_Instructions for the task_:
Set the listing down unchanged, minus every embedded image.

_Source excerpt_:
☆ ☆ ☆ ☆ ☆ ☆ ☆
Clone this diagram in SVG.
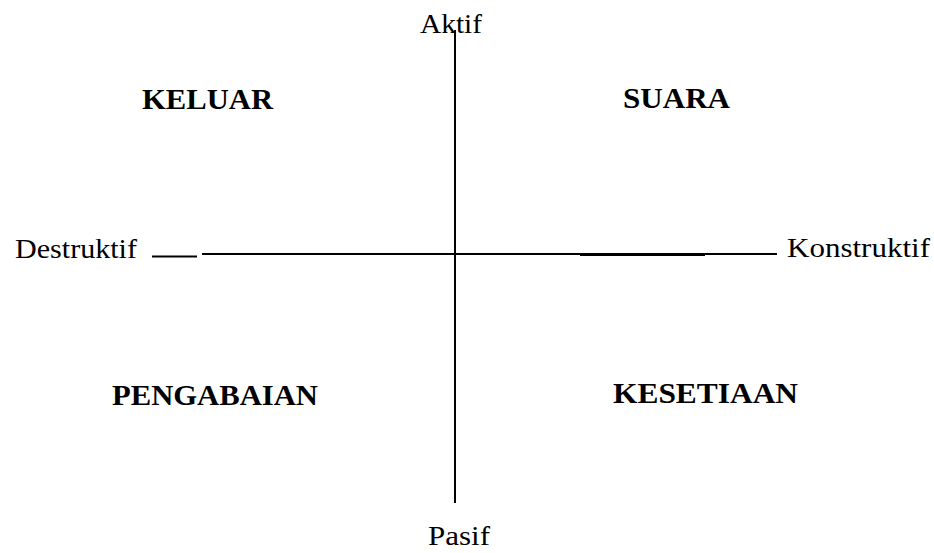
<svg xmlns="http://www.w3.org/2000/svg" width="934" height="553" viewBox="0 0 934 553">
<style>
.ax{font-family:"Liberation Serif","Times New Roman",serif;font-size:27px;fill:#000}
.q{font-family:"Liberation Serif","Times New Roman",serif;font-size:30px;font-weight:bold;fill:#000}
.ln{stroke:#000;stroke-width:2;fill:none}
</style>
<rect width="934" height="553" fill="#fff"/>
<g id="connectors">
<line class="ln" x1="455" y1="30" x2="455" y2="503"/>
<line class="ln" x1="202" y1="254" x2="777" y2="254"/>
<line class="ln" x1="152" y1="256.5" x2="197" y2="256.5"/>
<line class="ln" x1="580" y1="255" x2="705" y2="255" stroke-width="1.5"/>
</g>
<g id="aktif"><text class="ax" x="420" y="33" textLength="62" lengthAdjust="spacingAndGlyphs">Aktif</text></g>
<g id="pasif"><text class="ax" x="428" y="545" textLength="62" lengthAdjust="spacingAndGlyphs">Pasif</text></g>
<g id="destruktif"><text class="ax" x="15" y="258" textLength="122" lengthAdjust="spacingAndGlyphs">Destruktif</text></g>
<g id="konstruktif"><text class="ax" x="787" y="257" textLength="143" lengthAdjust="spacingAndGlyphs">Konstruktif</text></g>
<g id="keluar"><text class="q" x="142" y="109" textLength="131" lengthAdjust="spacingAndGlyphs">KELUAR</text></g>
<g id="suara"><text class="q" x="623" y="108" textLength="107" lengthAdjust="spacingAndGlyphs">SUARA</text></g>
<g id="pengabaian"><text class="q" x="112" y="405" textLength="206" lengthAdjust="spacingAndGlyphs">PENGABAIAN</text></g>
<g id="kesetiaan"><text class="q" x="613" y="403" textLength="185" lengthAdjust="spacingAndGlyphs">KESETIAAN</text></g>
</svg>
☆ ☆ ☆ ☆ ☆ ☆ ☆
_Task solution_:
Clone this diagram in SVG.
<svg xmlns="http://www.w3.org/2000/svg" width="934" height="553" viewBox="0 0 934 553">
<style>
.ax{font-family:"Liberation Serif","Times New Roman",serif;font-size:27px;fill:#000}
.q{font-family:"Liberation Serif","Times New Roman",serif;font-size:30px;font-weight:bold;fill:#000}
.ln{stroke:#000;stroke-width:2;fill:none}
</style>
<rect width="934" height="553" fill="#fff"/>
<g id="connectors">
<line class="ln" x1="455" y1="30" x2="455" y2="503"/>
<line class="ln" x1="202" y1="254" x2="777" y2="254"/>
<line class="ln" x1="152" y1="256.5" x2="197" y2="256.5"/>
<line class="ln" x1="580" y1="255" x2="705" y2="255" stroke-width="1.5"/>
</g>
<g id="aktif"><text class="ax" x="420" y="33" textLength="62" lengthAdjust="spacingAndGlyphs">Aktif</text></g>
<g id="pasif"><text class="ax" x="428" y="545" textLength="62" lengthAdjust="spacingAndGlyphs">Pasif</text></g>
<g id="destruktif"><text class="ax" x="15" y="258" textLength="122" lengthAdjust="spacingAndGlyphs">Destruktif</text></g>
<g id="konstruktif"><text class="ax" x="787" y="257" textLength="143" lengthAdjust="spacingAndGlyphs">Konstruktif</text></g>
<g id="keluar"><text class="q" x="142" y="109" textLength="131" lengthAdjust="spacingAndGlyphs">KELUAR</text></g>
<g id="suara"><text class="q" x="623" y="108" textLength="107" lengthAdjust="spacingAndGlyphs">SUARA</text></g>
<g id="pengabaian"><text class="q" x="112" y="405" textLength="206" lengthAdjust="spacingAndGlyphs">PENGABAIAN</text></g>
<g id="kesetiaan"><text class="q" x="613" y="403" textLength="185" lengthAdjust="spacingAndGlyphs">KESETIAAN</text></g>
</svg>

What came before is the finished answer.